_WHAT THE EXERCISE ASKS_: Only one portion of the data is to be written out: from the line bearing "Clone this chart in matplotlib." through the line bearing "lw=1.3, clip_on=False, zorder=0)". Write it exactly as it appears.

_DATA_:
____

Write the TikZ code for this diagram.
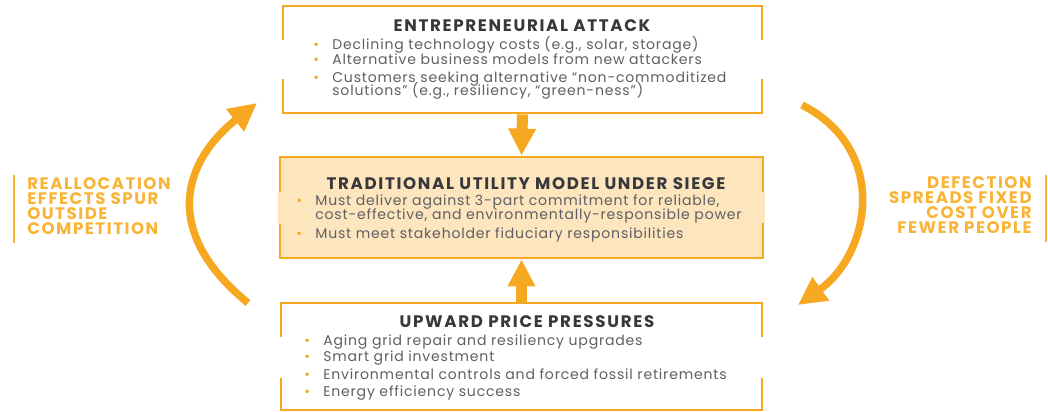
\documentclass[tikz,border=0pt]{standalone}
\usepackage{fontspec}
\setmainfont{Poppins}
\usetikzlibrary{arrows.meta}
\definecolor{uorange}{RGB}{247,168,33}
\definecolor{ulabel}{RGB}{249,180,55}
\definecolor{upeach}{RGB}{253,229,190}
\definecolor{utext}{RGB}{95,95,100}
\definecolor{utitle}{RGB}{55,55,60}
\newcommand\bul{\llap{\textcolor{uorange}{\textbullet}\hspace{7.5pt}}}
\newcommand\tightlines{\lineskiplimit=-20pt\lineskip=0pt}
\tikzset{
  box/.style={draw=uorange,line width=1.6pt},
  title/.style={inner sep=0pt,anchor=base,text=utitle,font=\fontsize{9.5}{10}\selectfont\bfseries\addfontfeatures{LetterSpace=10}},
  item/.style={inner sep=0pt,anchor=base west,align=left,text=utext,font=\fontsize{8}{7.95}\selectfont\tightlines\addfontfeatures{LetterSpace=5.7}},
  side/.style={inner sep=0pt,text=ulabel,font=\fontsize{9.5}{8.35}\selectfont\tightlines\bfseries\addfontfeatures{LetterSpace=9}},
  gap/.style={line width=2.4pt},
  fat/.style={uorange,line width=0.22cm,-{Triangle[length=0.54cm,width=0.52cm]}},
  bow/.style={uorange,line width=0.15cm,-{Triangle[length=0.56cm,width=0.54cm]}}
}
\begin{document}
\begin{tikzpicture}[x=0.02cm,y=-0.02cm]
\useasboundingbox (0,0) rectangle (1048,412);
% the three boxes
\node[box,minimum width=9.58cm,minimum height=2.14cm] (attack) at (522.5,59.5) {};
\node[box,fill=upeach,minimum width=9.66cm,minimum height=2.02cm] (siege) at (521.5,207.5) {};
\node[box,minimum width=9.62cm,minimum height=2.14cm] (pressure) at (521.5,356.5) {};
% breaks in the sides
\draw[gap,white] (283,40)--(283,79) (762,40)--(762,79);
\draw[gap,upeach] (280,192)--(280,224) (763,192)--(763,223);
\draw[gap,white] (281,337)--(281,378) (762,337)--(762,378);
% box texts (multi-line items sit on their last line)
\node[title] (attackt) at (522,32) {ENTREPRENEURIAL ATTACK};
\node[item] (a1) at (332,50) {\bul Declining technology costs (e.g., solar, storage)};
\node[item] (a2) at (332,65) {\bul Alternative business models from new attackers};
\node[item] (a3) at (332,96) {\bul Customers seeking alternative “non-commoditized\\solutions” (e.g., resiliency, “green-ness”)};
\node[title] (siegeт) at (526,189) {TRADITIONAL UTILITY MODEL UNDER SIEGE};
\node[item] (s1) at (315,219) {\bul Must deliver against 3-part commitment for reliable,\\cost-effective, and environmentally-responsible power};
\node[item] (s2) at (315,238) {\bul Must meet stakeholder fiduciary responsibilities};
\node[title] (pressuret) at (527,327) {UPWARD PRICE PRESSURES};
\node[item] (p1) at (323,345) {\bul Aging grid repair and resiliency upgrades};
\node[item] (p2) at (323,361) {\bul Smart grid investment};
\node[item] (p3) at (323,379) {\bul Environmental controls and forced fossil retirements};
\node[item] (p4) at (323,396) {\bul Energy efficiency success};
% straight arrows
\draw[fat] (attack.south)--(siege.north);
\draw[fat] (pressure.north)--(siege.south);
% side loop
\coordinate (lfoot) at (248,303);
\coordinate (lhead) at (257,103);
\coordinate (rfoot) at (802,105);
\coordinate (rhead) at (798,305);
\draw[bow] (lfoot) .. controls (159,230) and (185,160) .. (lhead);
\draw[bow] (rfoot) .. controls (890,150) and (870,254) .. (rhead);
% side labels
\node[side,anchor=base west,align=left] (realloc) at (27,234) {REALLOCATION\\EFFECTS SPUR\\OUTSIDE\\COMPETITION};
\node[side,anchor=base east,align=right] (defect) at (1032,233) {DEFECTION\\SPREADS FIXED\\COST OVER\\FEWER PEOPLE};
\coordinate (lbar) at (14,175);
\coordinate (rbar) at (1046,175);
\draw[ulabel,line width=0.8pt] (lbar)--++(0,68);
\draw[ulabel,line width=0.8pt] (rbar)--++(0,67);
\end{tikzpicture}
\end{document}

____

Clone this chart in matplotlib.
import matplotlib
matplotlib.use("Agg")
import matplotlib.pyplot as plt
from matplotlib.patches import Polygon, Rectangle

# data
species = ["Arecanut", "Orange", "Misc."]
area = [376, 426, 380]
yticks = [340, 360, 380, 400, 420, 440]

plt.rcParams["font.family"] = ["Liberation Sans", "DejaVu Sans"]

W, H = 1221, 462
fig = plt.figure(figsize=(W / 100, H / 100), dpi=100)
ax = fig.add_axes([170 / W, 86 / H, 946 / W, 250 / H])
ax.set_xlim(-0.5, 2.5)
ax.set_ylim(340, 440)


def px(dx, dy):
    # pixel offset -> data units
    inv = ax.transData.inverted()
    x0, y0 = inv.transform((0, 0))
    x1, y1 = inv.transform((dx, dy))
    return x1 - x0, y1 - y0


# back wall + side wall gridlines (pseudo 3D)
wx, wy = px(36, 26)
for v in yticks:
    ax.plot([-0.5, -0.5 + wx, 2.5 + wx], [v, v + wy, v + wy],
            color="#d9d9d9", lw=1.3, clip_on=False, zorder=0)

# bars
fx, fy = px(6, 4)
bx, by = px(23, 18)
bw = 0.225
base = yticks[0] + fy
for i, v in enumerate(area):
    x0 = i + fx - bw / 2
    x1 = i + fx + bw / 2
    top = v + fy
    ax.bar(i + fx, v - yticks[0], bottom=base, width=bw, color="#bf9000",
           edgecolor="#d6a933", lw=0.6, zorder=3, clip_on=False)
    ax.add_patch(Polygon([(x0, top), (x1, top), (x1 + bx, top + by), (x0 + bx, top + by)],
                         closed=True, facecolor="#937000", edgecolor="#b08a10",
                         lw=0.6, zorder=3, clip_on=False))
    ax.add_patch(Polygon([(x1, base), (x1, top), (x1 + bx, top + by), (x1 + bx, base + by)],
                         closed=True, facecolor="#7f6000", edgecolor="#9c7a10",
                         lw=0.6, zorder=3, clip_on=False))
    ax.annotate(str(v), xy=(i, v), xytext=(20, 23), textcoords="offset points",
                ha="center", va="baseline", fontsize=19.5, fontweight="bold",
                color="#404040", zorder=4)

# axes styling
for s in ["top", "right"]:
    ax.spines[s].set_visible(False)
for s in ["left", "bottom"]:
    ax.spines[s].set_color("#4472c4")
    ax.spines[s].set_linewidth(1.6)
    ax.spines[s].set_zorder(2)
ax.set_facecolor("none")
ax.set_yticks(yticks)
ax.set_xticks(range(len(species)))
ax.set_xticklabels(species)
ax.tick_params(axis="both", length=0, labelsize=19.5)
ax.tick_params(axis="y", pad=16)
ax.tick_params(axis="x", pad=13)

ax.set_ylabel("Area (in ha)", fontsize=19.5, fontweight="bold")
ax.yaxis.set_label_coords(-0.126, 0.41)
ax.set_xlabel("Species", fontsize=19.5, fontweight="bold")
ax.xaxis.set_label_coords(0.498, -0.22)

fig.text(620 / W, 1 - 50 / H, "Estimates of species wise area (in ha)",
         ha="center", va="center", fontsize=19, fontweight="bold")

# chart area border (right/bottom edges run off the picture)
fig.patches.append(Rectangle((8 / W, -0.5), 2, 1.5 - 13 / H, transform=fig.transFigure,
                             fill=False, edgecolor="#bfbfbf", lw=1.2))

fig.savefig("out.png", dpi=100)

____

_SOLVED PROBLEM_:
Clone this chart in matplotlib.
import matplotlib
matplotlib.use("Agg")
import matplotlib.pyplot as plt
from matplotlib.patches import Polygon, Rectangle

# data
species = ["Arecanut", "Orange", "Misc."]
area = [376, 426, 380]
yticks = [340, 360, 380, 400, 420, 440]

plt.rcParams["font.family"] = ["Liberation Sans", "DejaVu Sans"]

W, H = 1221, 462
fig = plt.figure(figsize=(W / 100, H / 100), dpi=100)
ax = fig.add_axes([170 / W, 86 / H, 946 / W, 250 / H])
ax.set_xlim(-0.5, 2.5)
ax.set_ylim(340, 440)


def px(dx, dy):
    # pixel offset -> data units
    inv = ax.transData.inverted()
    x0, y0 = inv.transform((0, 0))
    x1, y1 = inv.transform((dx, dy))
    return x1 - x0, y1 - y0


# back wall + side wall gridlines (pseudo 3D)
wx, wy = px(36, 26)
for v in yticks:
    ax.plot([-0.5, -0.5 + wx, 2.5 + wx], [v, v + wy, v + wy],
            color="#d9d9d9", lw=1.3, clip_on=False, zorder=0)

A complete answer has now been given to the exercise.